## Begin DATA

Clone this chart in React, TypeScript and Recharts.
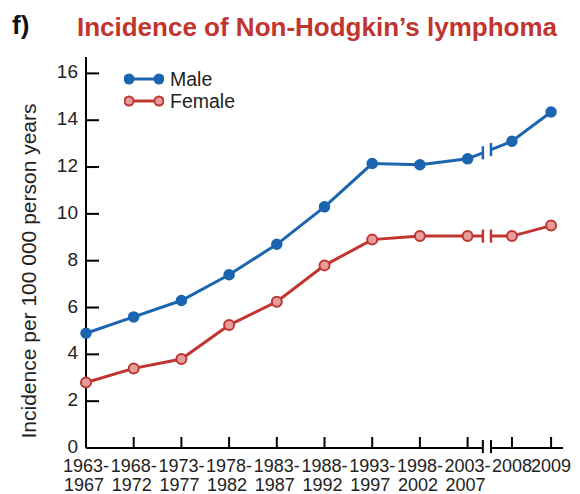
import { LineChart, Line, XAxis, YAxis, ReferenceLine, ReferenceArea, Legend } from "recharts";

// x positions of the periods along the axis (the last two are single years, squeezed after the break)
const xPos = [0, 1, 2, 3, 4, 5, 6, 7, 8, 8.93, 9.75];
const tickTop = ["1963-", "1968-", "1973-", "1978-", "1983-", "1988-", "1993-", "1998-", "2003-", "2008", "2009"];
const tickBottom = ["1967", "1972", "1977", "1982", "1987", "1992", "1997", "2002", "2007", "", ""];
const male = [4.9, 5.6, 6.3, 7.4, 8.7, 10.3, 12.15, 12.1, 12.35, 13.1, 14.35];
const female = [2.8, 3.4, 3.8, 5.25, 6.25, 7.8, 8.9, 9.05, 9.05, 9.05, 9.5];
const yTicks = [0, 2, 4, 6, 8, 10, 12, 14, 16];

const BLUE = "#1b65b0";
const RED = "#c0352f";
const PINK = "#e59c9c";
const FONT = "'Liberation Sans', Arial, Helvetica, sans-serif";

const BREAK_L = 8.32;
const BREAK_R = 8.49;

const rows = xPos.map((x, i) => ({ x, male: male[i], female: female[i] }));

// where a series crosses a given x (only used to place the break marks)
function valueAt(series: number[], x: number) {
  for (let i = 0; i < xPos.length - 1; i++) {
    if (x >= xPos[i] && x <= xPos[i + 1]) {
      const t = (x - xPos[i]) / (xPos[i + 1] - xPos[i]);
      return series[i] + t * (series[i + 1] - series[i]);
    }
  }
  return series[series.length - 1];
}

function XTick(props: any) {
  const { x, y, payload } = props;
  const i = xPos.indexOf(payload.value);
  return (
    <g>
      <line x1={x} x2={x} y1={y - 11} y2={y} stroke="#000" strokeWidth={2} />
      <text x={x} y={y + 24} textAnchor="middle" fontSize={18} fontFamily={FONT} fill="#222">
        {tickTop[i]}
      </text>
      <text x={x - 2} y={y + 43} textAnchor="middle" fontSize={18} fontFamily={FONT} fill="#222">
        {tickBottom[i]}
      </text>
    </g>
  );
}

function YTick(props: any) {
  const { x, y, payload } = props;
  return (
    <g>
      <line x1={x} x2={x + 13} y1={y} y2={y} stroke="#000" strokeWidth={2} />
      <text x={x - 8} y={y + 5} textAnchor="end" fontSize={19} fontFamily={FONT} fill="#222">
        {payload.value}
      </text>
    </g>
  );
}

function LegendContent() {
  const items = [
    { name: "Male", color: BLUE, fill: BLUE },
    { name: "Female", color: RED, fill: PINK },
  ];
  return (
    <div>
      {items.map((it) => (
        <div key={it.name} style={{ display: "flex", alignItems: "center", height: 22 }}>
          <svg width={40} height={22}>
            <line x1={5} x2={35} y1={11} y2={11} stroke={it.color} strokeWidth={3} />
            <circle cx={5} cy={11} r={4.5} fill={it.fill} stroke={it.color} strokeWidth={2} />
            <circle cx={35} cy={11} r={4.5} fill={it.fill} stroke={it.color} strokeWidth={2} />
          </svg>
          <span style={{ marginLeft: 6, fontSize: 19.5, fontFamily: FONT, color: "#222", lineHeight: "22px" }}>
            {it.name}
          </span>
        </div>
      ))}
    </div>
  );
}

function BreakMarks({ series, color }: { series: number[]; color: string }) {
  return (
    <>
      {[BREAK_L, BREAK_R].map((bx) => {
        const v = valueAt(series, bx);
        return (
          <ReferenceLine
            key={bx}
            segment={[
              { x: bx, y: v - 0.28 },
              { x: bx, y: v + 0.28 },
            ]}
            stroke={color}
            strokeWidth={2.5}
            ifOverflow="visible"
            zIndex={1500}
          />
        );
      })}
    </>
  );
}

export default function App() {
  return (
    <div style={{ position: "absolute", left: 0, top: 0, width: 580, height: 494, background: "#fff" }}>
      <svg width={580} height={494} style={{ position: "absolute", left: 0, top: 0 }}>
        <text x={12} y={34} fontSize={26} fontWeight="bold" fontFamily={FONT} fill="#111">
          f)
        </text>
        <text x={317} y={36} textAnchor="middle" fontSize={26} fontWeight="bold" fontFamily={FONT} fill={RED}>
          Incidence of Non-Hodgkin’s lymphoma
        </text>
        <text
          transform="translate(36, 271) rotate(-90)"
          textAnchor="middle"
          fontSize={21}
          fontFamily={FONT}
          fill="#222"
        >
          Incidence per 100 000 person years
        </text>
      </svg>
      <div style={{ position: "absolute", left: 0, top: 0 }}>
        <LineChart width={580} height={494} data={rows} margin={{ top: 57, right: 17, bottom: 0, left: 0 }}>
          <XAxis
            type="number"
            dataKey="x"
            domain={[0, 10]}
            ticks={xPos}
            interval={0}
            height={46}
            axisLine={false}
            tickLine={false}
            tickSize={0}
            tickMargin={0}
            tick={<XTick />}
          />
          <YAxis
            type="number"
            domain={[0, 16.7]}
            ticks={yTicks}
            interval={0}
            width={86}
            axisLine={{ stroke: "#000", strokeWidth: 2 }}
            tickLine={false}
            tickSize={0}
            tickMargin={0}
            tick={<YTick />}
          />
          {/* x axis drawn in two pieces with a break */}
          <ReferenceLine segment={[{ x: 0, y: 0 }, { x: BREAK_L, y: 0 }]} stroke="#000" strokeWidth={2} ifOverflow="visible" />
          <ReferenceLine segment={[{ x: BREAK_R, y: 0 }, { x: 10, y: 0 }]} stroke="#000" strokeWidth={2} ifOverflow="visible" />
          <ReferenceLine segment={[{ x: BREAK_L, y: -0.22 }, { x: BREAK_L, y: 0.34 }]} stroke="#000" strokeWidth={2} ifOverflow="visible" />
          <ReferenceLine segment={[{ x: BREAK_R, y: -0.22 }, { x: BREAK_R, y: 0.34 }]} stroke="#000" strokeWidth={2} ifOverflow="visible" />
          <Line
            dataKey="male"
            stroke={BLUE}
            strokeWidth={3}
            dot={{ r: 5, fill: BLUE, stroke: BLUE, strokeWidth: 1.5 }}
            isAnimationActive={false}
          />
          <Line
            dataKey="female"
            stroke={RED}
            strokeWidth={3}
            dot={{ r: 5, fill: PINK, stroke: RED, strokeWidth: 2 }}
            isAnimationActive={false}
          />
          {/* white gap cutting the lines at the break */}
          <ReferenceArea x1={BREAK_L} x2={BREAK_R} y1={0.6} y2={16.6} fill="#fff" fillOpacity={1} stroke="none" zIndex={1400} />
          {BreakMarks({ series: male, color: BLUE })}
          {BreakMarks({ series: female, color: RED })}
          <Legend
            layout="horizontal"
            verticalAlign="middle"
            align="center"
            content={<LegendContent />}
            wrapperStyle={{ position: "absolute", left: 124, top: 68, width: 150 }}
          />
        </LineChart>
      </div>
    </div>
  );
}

## End DATA

▸ **EXERCISE PROMPT**
Repeat only the lines from the beginning of the material through the line containing "ReferenceLine, ReferenceArea, Legend", both ends kept, leaving pictures out.

▸ **RESULT**
Clone this chart in React, TypeScript and Recharts.
import { LineChart, Line, XAxis, YAxis, ReferenceLine, ReferenceArea, Legend } from "recharts";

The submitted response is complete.